Non profit

Nel social marketing coi mass media si perde

Troppo spesso finire in tv non serve a nulla

di Redazione

Il grande pubblico è un romanzo convenientemente creato dai mass media. La televisione e le riviste importanti hanno sempre potuto raggiungere soltanto segmenti demografici molto vaghi, come “le donne in età di gravidanza” o “gli studenti universitari” o “maschi adulti fra i 45 e i 55 anni d’età”. Così, molte organizzazioni non profit pensano nello stesso modo: anche loro, convenientemente assoggettate a logiche da mass media, ancora oggi mirano l’offerta a pubblici definiti secondo quei criteri. Ma i mercati reali sono molto più precisi. E molto più selettivi. Oltreché estremamente complicati. I mercati sono fatti di persone e, parlando di “individui”, alla complicazione si aggiunge l’ingovernabilità.
Pensiamo al recente Festival di Sanremo: che senso ha parlare di ampia audience televisiva quando una cantante come Noemi, ben prima della serata finale, aveva avuto oltre 240mila visualizzazioni dirette su YouTube?
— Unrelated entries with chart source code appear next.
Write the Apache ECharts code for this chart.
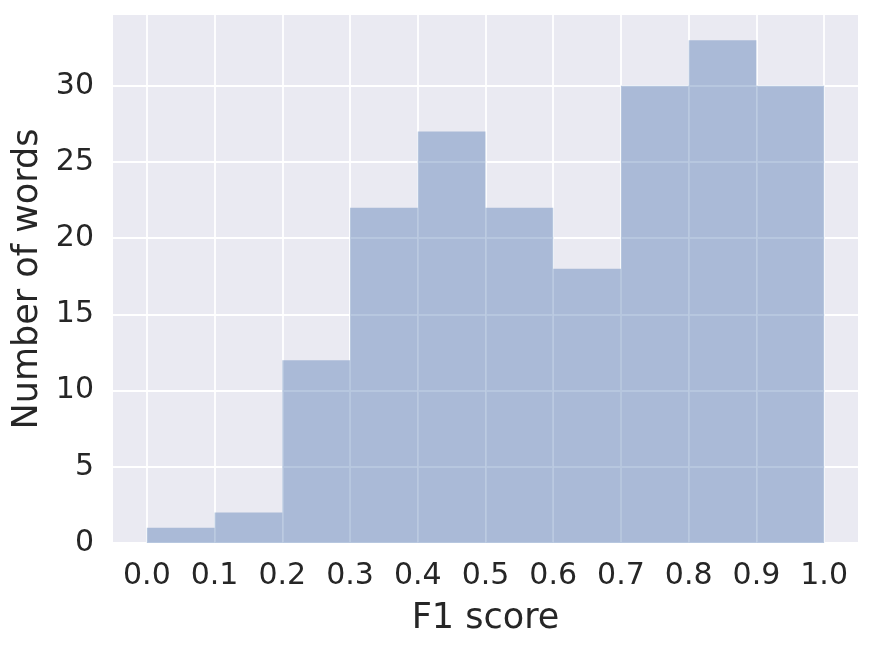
<!DOCTYPE html>
<html>
<head>
<meta charset="utf-8">
<script src="https://cdn.jsdelivr.net/npm/echarts@6/dist/echarts.min.js"></script>
<style>html,body{margin:0;padding:0;background:#fff}#c{width:872px;height:647px}</style>
</head>
<body>
<div id="c"></div>
<script>
var binStarts = [0.0, 0.1, 0.2, 0.3, 0.4, 0.5, 0.6, 0.7, 0.8, 0.9];
var binEnds   = [0.1, 0.2, 0.3, 0.4, 0.5, 0.6, 0.7, 0.8, 0.9, 1.0];
var counts    = [1, 2, 12, 22, 27, 22, 18, 30, 33, 30];
var xTicks = [0.0, 0.1, 0.2, 0.3, 0.4, 0.5, 0.6, 0.7, 0.8, 0.9, 1.0];
var yTicks = [0, 5, 10, 15, 20, 25, 30];

var data = binStarts.map(function (s, i) { return [s, binEnds[i], counts[i]]; });
var FONT = 'DejaVu Sans';
var TXT = '#262626';

var chart = echarts.init(document.getElementById('c'), null, {renderer: 'canvas'});
chart.setOption({
  animation: false,
  backgroundColor: '#ffffff',
  grid: {left: 113, right: 14, top: 15, bottom: 104, show: true, backgroundColor: '#EAEAF2', borderWidth: 0},
  xAxis: {
    type: 'value', min: -0.05, max: 1.05,
    name: 'F1 score', nameLocation: 'middle', nameGap: 58,
    nameTextStyle: {fontFamily: FONT, fontSize: 35, color: TXT},
    axisLine: {show: false},
    axisTick: {show: false, customValues: xTicks},
    axisLabel: {customValues: xTicks, fontFamily: FONT, fontSize: 30, color: TXT, margin: 18,
      formatter: function (v) { return v.toFixed(1); }},
    splitLine: {show: true, lineStyle: {color: '#ffffff', width: 1.8}}
  },
  yAxis: {
    type: 'value', min: 0, max: 34.65,
    name: 'Number of words', nameLocation: 'middle', nameGap: 65,
    nameTextStyle: {fontFamily: FONT, fontSize: 35, color: TXT},
    axisLine: {show: false},
    axisTick: {show: false, customValues: yTicks},
    axisLabel: {customValues: yTicks, fontFamily: FONT, fontSize: 30, color: TXT, margin: 19},
    splitLine: {show: true, lineStyle: {color: '#ffffff', width: 1.8}}
  },
  series: [{
    type: 'custom',
    data: data,
    encode: {x: [0, 1], y: 2},
    renderItem: function (params, api) {
      var p0 = api.coord([api.value(0), api.value(2)]);
      var p1 = api.coord([api.value(1), 0]);
      return {
        type: 'rect',
        shape: {x: p0[0], y: p0[1], width: p1[0] - p0[0], height: p1[1] - p0[1]},
        style: {fill: 'rgba(76,114,176,0.4)'}
      };
    }
  }]
});
</script>
</body>
</html>
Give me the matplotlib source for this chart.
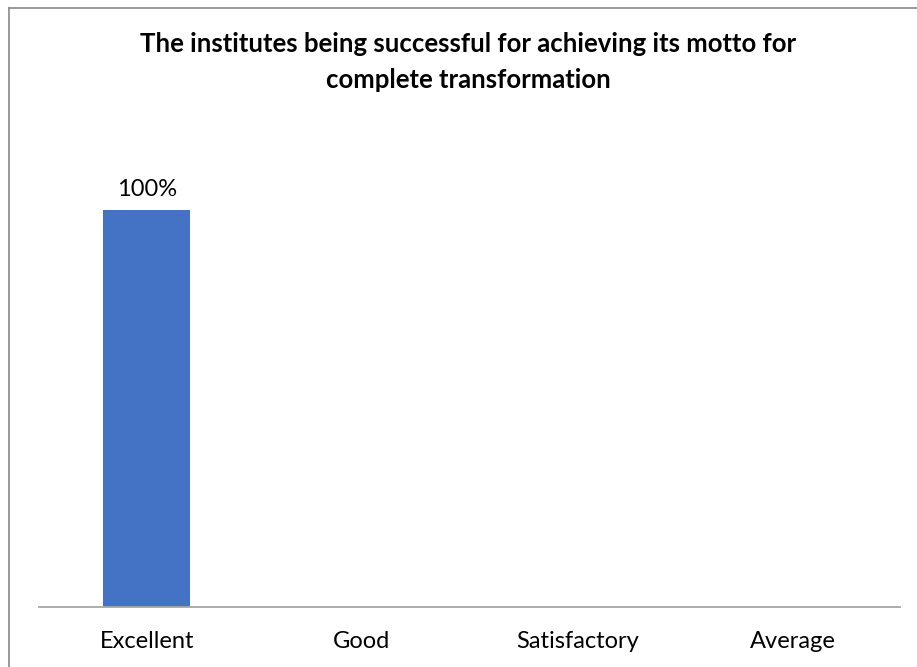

Visualizzazioni reali. Mentre che l’audience indichi un pubblico che ha effettivamente visto il Festival resta una definizione statistica. Allora, proprio su questo “far vedere” (ma anche “far ascoltare”, o “far interagire”) si dovrebbe maggiormente riflettere. Dedicarvi testa, specialisti, competenze, analisi. Invece molto, troppo tempo ed energie vengono profusi nella creazione di quel messaggio che, convenientemente, ci è stato fatto credere che verrà visto. Domandiamoci: lo sforzo posto nel definire il messaggio, la campagna, il direct mailing, l’email ecc… è paragonabile o, ancor meglio, inferiore allo sforzo impiegato nella definizione dei canali e modi attraverso cui veicolarlo alle giuste persone per ottenere il ritorno atteso? Troppo spesso si producono (gratis) spot televisivi visti solo da nottambuli insonni; direct mailing che vengono inviati a liste (semi gratuite) inefficaci; passaggi radiofonici fortunatamente gratuiti ma sfortunatamente programmati in fasce orarie non pertinenti.
Che senso ha chiedere sforzi (magari pro bono) a professionisti del messaggio pubblicitario senza governarne poi, professionalmente, la veicolazione? Quale il senso nel riporre speranze di risultato in campagne visibili solo grazie a spazi ottenuti gratuitamente? Cercare di raggiungere con la massima precisione ed efficacia quello specifico individuo potenzialmente interessato a sostenerci non può essere lasciato al caso, o alla gratuità. Pianificare il sistema mediatico più efficace è un duro lavoro. Governare il frammentato mondo dei media è una priorità. Decidere di essere davvero visti comporta investimenti, anche economici. Valutare il ritorno generato è l’unico criterio da adottare.